10 Women from the Life and Crimes of Adolf Hitler

10 Women from the Life and Crimes of Adolf Hitler

Larry Holzwarth - May 3, 2018

10 Women from the Life and Crimes of Adolf Hitler
Ilse Prohl’s husband, Rudolph Hess, sits next to Hermann Goering in the dock at Nuremberg after the war. National Archives

Ilse Prohl

Ilse Prohl was the daughter of a prominent physician and one of the first women enrolled at the University of Munich. In April 1920 Ilse met Rudolf Hess, a student at Munich studying geopolitics. Ilse pursued a relationship with the initially reluctant Hess, who was also a follower of the fledgling Nazi party. In July of 1920 Hess officially joined the Nazi Party and was jailed along with Adolf Hitler following the Beer Hall Putsch in 1923. While they were incarcerated Hess assisted in the writing of Mein Kampf, and was a leading proponent of the idea of lebensraum for the German people. Hess was paroled in 1924, ten days after Hitler was released.

It was Ilse Prohl who first introduced Rudolf Hess to Adolf Hitler. Hitler liked to associate with women of means and had met Ilse several times socially. As Hess grew closer to Hitler, becoming his private secretary in April 1925, Prohl made her case for a relationship with him to Hitler, and Hitler urged Hess to consider marriage to the elegant physician’s daughter. Hess and Prohl were married in Munich in 1927. By then Hess was one of the very few people who could call on Hitler at any time, and the two were not only professional confidants but close friends. Ilse Prohl enjoyed similar access to Hitler as the Nazis consolidated their power.

After Hitler became Reich Chancellor in 1933 Hess was appointed Deputy Fuhrer. Hess was afforded considerable power over the civilian population in Nazi Germany, including the authority to review the sentences of individuals considered to be enemies of the Nazi Party. Hess could and did extend sentences indefinitely as well as order the execution of such parties. Ilse Prohl moved within the social circle of Hitler and his cronies both as a result of her husband’s political standing and Hitler’s own friendship with her. When the Hess’s had a son in 1937, Hitler stood as the child’s godfather.

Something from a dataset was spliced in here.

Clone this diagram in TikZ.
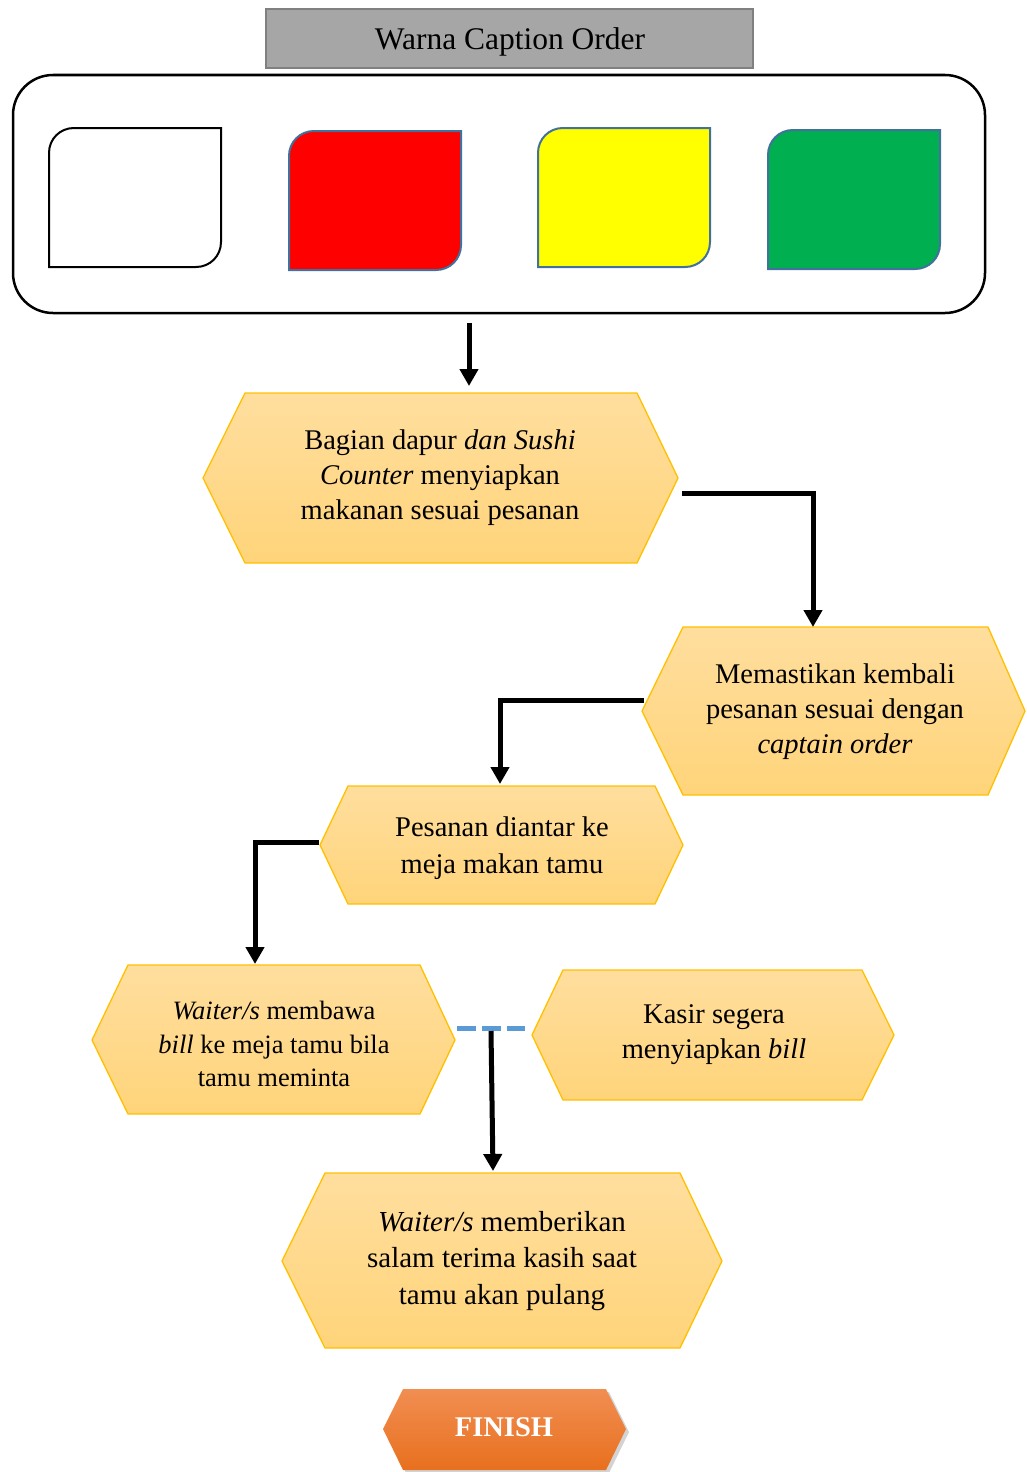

After Hess made his failed “peace mission” to England in 1941 letters he had written to Ilse explaining his intentions and determination to see them through surfaced. As early as November 1940, Hess was informing Ilse of the purpose of his mission, and that initial feelers to British officials were being sent. This made Ilse an accessory to her husband’s plans and wary of the reaction of the top Nazi officials, many of whom had been jealous of Hess’s access to the Fuhrer, Ilse fled to the region of Hindelang in southern Bavaria. There she was monitored by the Nazis but was relatively unhindered. Hitler apparently wanted the entire episode kept as quiet as possible.

There is no indication that Ilse and Hitler ever saw each other again. Ilse was arrested after the war by the Allies, as the spouse of a prominent Nazi and war criminal, and was interned from 1947-1948. Ilse Prohl Hess never renounced Hitler or Nazism, instead she continued to defend both in her correspondence and interviews for the rest of her life. She also argued for the release of her husband, held in custody by the Allies following the war. Rudolf Hess died in Spandau Prison in 1987, reportedly a suicide. Ilse Prohl died in Lilienthal in 1995.